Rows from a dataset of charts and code
==============================

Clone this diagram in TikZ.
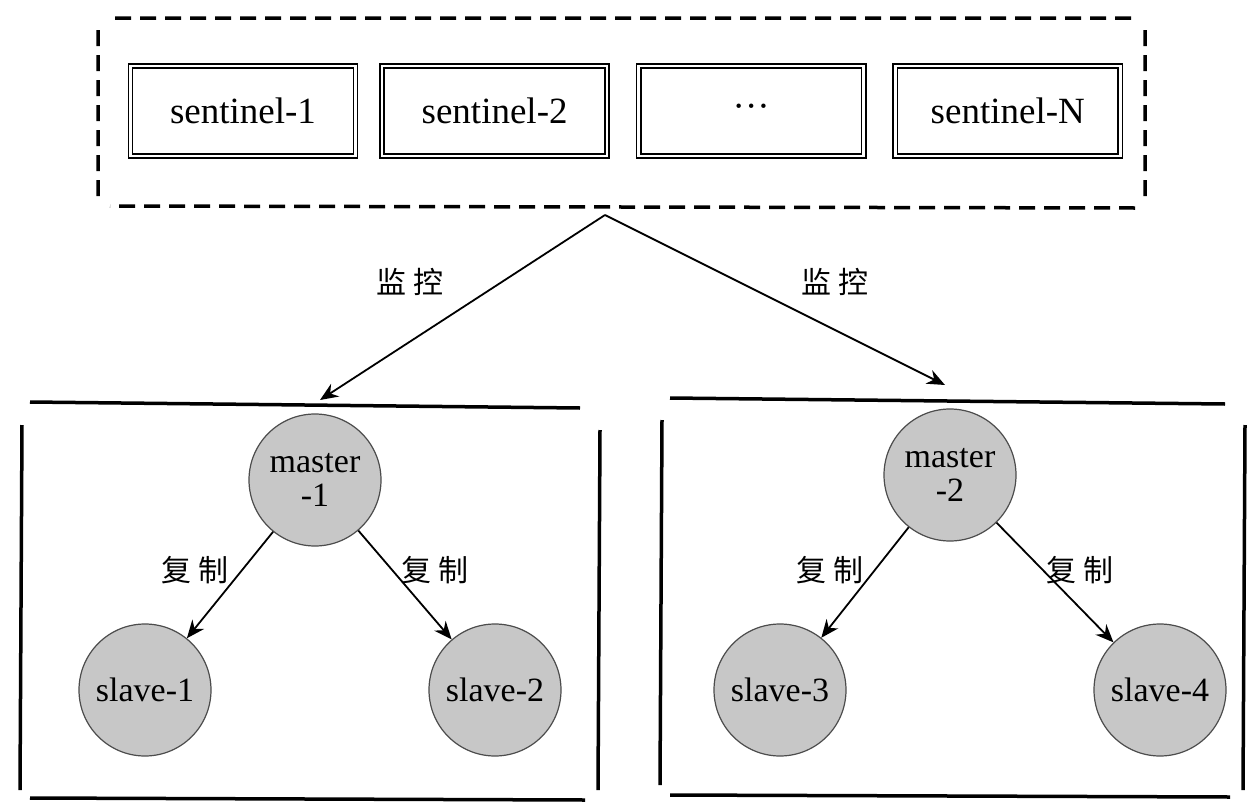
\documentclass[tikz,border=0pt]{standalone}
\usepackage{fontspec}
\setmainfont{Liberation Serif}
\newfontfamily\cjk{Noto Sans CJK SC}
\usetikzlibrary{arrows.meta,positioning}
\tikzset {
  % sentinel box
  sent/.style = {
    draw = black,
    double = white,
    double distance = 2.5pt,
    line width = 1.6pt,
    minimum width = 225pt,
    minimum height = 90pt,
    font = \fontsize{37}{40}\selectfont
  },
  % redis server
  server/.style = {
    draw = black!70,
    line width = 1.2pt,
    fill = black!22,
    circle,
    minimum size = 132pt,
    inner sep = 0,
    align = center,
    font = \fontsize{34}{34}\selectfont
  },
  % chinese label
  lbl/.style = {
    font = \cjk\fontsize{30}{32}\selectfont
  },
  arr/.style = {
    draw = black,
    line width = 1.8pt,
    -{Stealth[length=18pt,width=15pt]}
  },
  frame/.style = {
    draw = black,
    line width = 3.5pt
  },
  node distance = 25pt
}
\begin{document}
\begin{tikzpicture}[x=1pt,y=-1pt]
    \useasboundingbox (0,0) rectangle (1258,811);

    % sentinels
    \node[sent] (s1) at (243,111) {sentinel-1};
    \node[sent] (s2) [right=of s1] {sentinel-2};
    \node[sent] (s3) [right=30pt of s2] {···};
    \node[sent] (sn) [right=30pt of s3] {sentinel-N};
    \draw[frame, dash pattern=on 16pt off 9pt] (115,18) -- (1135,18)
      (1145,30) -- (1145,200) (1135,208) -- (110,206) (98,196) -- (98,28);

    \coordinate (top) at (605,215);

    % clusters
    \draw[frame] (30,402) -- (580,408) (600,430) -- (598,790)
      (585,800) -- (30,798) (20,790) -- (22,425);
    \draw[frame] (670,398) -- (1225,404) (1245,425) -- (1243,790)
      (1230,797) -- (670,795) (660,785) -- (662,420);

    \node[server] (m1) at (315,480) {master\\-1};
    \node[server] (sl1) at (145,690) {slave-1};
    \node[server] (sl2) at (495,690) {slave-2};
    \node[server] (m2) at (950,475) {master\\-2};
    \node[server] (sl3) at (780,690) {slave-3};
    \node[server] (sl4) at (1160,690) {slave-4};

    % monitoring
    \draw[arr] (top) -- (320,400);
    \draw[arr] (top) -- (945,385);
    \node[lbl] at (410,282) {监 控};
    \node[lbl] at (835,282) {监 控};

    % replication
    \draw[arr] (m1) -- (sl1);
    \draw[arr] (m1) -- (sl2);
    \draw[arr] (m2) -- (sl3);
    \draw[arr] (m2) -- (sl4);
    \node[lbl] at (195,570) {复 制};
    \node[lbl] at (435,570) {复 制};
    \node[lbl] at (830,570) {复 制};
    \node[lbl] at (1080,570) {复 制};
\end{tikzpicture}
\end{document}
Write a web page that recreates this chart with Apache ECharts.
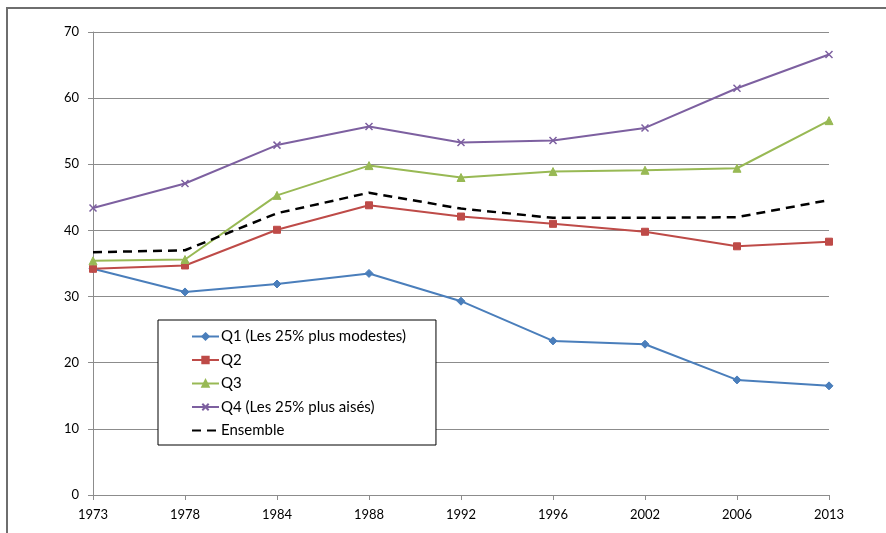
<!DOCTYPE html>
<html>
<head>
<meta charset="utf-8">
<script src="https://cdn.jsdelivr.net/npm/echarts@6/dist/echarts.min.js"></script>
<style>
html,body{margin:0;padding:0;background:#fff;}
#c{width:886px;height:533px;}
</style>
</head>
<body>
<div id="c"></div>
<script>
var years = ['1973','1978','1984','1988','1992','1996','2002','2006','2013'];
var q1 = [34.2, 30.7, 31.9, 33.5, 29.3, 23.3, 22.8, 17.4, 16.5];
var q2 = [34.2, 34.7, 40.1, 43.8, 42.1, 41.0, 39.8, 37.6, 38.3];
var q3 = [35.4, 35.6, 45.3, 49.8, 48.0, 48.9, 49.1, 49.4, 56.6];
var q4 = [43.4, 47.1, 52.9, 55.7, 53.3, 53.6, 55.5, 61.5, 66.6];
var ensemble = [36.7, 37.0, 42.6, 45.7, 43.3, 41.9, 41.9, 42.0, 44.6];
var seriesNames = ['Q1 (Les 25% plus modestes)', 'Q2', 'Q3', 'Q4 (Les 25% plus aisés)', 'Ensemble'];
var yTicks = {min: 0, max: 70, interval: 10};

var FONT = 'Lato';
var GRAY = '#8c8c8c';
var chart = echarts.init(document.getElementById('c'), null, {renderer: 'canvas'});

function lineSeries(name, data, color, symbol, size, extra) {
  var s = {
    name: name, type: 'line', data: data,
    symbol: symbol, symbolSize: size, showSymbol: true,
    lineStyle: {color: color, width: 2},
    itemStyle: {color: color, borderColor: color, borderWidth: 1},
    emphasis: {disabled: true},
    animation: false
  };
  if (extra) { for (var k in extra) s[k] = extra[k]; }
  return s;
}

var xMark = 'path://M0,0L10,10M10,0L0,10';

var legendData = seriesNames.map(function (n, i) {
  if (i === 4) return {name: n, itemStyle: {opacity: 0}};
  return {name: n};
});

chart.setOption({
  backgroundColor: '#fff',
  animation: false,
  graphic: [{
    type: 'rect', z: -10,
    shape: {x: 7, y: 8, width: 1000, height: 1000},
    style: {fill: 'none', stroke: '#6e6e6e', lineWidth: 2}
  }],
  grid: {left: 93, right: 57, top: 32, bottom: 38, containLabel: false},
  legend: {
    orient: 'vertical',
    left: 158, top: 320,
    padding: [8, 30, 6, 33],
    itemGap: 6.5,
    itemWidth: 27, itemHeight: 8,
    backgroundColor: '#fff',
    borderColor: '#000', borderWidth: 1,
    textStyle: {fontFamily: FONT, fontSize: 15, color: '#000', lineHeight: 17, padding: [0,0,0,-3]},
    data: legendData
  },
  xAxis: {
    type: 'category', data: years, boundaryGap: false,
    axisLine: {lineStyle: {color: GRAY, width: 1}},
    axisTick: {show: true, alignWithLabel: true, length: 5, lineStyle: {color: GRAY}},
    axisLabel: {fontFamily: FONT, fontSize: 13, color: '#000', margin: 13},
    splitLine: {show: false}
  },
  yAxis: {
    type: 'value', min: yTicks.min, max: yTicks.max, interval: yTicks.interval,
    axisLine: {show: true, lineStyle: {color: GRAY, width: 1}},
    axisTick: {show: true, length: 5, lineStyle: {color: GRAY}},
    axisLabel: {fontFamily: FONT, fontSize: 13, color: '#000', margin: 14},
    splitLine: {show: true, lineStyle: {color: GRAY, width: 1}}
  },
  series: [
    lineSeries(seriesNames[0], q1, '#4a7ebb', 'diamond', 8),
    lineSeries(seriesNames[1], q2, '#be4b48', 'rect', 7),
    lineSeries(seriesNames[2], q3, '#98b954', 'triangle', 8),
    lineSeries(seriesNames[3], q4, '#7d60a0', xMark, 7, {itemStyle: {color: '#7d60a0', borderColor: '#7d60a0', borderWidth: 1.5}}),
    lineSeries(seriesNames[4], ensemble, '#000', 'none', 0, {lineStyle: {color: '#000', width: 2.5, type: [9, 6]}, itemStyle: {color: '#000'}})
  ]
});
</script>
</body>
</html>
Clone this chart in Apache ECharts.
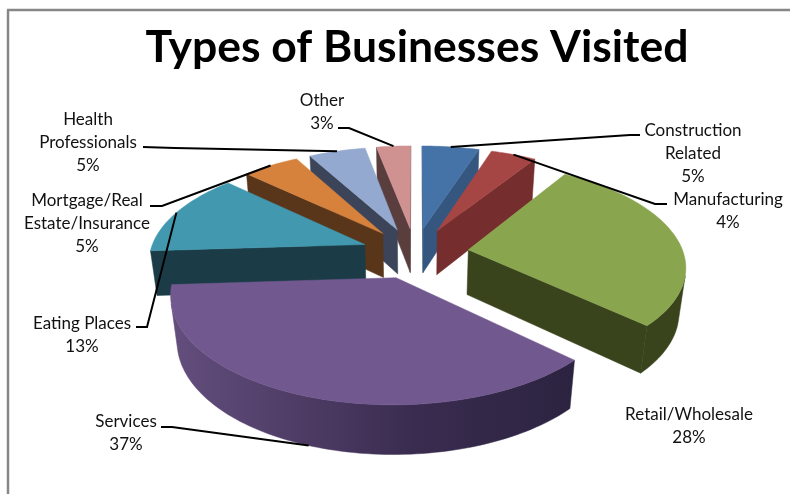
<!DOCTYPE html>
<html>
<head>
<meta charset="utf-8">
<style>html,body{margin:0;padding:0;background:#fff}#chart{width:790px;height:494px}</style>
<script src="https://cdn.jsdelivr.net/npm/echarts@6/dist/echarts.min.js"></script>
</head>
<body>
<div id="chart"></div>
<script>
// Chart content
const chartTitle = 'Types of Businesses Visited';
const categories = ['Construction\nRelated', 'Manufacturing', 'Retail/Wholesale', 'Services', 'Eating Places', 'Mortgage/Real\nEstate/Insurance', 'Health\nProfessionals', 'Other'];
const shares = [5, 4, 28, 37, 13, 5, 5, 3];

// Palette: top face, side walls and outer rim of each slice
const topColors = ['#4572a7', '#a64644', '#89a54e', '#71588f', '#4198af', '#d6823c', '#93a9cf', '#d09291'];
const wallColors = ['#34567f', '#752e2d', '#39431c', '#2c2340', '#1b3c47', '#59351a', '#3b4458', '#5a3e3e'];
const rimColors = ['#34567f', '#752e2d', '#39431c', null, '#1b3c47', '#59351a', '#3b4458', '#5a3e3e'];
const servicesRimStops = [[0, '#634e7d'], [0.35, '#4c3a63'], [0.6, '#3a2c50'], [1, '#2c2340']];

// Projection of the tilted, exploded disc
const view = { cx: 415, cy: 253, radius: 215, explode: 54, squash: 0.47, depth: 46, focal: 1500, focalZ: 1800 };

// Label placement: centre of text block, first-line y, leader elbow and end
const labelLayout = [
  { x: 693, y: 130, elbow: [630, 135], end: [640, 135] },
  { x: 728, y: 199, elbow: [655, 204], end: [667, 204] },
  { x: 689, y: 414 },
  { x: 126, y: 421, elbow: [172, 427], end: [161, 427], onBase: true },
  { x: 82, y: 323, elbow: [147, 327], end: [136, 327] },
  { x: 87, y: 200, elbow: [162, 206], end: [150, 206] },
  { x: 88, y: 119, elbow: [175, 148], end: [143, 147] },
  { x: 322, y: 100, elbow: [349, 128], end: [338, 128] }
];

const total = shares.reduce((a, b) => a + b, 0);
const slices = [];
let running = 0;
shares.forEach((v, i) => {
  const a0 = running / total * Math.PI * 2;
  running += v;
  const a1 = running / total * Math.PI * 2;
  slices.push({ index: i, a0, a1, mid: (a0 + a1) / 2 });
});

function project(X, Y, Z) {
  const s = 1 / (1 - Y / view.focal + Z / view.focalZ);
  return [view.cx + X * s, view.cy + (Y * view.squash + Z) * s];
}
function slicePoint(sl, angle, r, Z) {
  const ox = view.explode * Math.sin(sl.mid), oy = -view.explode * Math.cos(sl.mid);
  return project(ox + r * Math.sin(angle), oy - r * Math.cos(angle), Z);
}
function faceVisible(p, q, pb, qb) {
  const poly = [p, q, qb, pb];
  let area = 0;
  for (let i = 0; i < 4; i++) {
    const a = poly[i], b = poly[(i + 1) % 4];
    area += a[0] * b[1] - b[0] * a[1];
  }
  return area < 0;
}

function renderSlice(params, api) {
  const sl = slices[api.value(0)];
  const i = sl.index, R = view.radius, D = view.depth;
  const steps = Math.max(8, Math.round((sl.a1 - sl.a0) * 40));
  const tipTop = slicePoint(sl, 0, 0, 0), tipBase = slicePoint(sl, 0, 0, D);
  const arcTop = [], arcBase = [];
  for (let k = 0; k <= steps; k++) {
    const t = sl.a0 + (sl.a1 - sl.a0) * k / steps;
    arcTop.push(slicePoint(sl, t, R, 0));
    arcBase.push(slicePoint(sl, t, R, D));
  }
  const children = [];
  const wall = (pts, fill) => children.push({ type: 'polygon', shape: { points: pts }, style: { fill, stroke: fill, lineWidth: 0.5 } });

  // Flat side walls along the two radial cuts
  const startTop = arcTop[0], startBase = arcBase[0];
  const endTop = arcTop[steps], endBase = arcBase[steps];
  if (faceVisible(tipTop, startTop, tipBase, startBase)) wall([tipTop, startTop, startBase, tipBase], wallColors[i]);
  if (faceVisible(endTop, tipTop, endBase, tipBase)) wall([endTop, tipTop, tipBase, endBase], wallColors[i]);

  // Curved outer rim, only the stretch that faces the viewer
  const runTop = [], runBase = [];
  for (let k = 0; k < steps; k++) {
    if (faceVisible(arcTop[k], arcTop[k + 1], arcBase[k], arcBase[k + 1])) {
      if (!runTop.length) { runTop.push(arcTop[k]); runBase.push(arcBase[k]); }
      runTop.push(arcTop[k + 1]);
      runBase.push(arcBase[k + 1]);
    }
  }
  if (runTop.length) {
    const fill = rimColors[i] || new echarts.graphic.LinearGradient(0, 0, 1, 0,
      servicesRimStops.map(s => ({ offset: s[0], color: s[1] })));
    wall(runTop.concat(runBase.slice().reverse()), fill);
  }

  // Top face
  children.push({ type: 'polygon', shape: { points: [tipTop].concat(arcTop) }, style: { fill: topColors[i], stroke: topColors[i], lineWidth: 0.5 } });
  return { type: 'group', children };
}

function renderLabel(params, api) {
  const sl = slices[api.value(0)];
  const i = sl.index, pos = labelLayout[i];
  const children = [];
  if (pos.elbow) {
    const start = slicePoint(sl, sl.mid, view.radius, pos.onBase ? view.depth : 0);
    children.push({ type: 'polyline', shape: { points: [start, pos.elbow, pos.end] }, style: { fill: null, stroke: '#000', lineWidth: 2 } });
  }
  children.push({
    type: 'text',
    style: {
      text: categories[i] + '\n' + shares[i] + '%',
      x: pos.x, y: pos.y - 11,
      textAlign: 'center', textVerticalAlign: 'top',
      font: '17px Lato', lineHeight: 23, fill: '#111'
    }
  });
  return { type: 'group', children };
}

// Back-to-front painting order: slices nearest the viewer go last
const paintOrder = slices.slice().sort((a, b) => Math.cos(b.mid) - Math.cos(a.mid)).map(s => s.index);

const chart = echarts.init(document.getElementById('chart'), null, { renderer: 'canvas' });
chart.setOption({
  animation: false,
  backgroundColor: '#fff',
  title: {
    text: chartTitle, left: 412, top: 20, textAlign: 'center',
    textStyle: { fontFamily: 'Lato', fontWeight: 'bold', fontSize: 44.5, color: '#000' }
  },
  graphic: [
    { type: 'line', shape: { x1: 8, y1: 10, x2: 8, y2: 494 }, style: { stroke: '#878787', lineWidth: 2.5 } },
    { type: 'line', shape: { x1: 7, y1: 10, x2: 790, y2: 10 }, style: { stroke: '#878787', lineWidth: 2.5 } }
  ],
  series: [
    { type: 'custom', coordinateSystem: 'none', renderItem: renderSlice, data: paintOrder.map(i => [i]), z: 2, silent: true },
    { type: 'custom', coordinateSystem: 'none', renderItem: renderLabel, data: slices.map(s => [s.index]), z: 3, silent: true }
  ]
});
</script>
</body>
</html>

==============================

Instruction - Repeat the listing above up to and including the line with "(0,0) rectangle (1258,811);", starting from its first line. Drop any pictures.

Reply to the task -
Clone this diagram in TikZ.
\documentclass[tikz,border=0pt]{standalone}
\usepackage{fontspec}
\setmainfont{Liberation Serif}
\newfontfamily\cjk{Noto Sans CJK SC}
\usetikzlibrary{arrows.meta,positioning}
\tikzset {
  % sentinel box
  sent/.style = {
    draw = black,
    double = white,
    double distance = 2.5pt,
    line width = 1.6pt,
    minimum width = 225pt,
    minimum height = 90pt,
    font = \fontsize{37}{40}\selectfont
  },
  % redis server
  server/.style = {
    draw = black!70,
    line width = 1.2pt,
    fill = black!22,
    circle,
    minimum size = 132pt,
    inner sep = 0,
    align = center,
    font = \fontsize{34}{34}\selectfont
  },
  % chinese label
  lbl/.style = {
    font = \cjk\fontsize{30}{32}\selectfont
  },
  arr/.style = {
    draw = black,
    line width = 1.8pt,
    -{Stealth[length=18pt,width=15pt]}
  },
  frame/.style = {
    draw = black,
    line width = 3.5pt
  },
  node distance = 25pt
}
\begin{document}
\begin{tikzpicture}[x=1pt,y=-1pt]
    \useasboundingbox (0,0) rectangle (1258,811);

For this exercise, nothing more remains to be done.